Read the full letter below or online here.
The last few weeks have been tough, as infections and deaths due to Covid-19 rise, and as we all adjust to the new social rules we must live by. Horrendously, we know the coming weeks will be harder still, before the measures brought in start to take effect and as we travel towards the peak of the virus.
That framework of rules was enacted with a heavy heart; no British Prime Minister wants to restrict the daily lives of citizens, close businesses or ban gatherings. Every one of us is being forced to learn to live differently, but there is no other option.
However, we have seen some, intentionally or otherwise, wrongly interpreting the current rules, and unfairly criticising businesses that are implementing them correctly.
On March 19, the Government issued guidance setting out who the key workers were whose children schools should remain open to. This list included those doing tremendous work on the front line of this fight in the NHS and social care systems, as well as those delivering key public services, those ensuring vital utilities keep running, those who keep the goods flowing around our country, those who keep us fed and those who secure our streets. The children of all other workers would have to remain at home. It was a difficult decision but the Government’s scientific advisers believed the time was right to reduce the number of children in our schools.
On March 23, the Prime Minister implemented rules that told people to stay at home, other than for four reasons: shopping for necessities, one form of exercise a day, any medical need, or for work – if that work cannot be done from home. Again, the Prime Minister observed the advice from scientists who have been assessing all the evidence and made the call.
These two pieces of guidance are perfectly clear. It has therefore been disappointing that those who feel the need to criticise any and all private sector work have started attacking companies for staying open when their work cannot be done remotely. It does not matter whether they appear on that key worker list, what matters is that they follow the rules our Government has set out.
These businesses need to be defended, because we need to minimise the damage to our economy where possible, and be ready to spring back into action as soon as this lockdown is over. There will always be some work that cannot be done from home, whether it is construction or packing boxes in an Amazon warehouse – but we still need houses built and for deliveries to be made. If the scientific view changes, and all of this work becomes too high a risk, the Government will update its advice. But until then businesses should not be criticised for following the rules.
Where jobs can be done from home, they must be. Many businesses already have systems in place to allow this. Those that don’t yet, but can, have been implementing them with speed. But those that can’t should not be attacked.
Of course, businesses whose staff cannot all work from home need to follow social distancing guidelines. This is not a time for recklessness. If some staff need to be furloughed in order to do this, then that must be done, and companies can take advantage of the support that has been provided by the Chancellor. But not every member of staff needs to be furloughed to allow for safe working.
The Prime Minister specified the businesses and areas that needed to close, whether or not staff can work from home. The list includes shops selling non-essential goods, libraries, bars, nightclubs and cinemas: anywhere that provides a place for groups of people to gather and find it impossible not to break rules of social distancing.
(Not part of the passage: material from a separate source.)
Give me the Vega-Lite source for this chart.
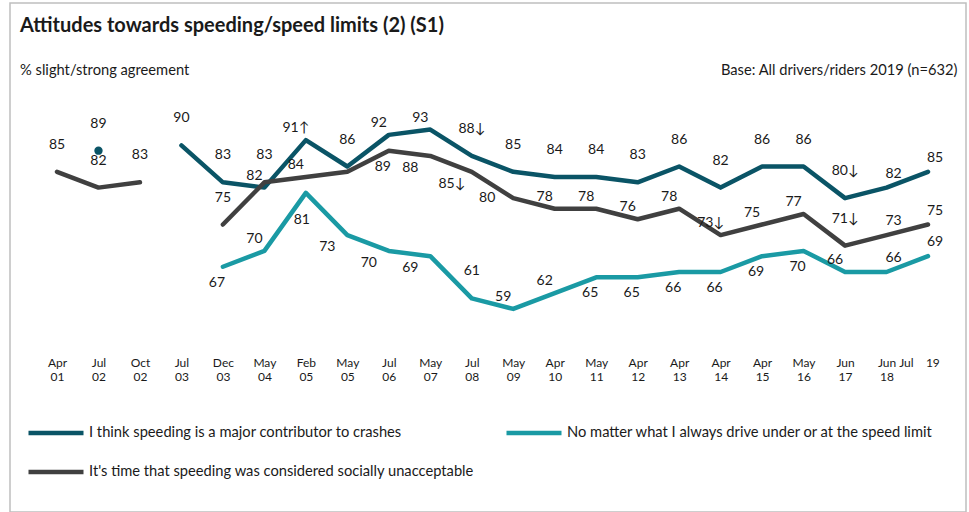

Some businesses, whose staff cannot work from home, are able to control the environment their staff work in, and take steps to create that safe environment – that is why they have not yet been included.
These are difficult times for businesses. We cannot allow those who hate the private sector to use this crisis as an excuse to pile unfair criticism on them. We should stand up for those that are correctly following the rules. They are the same companies we will need to help fund our recovery when we finally get through this.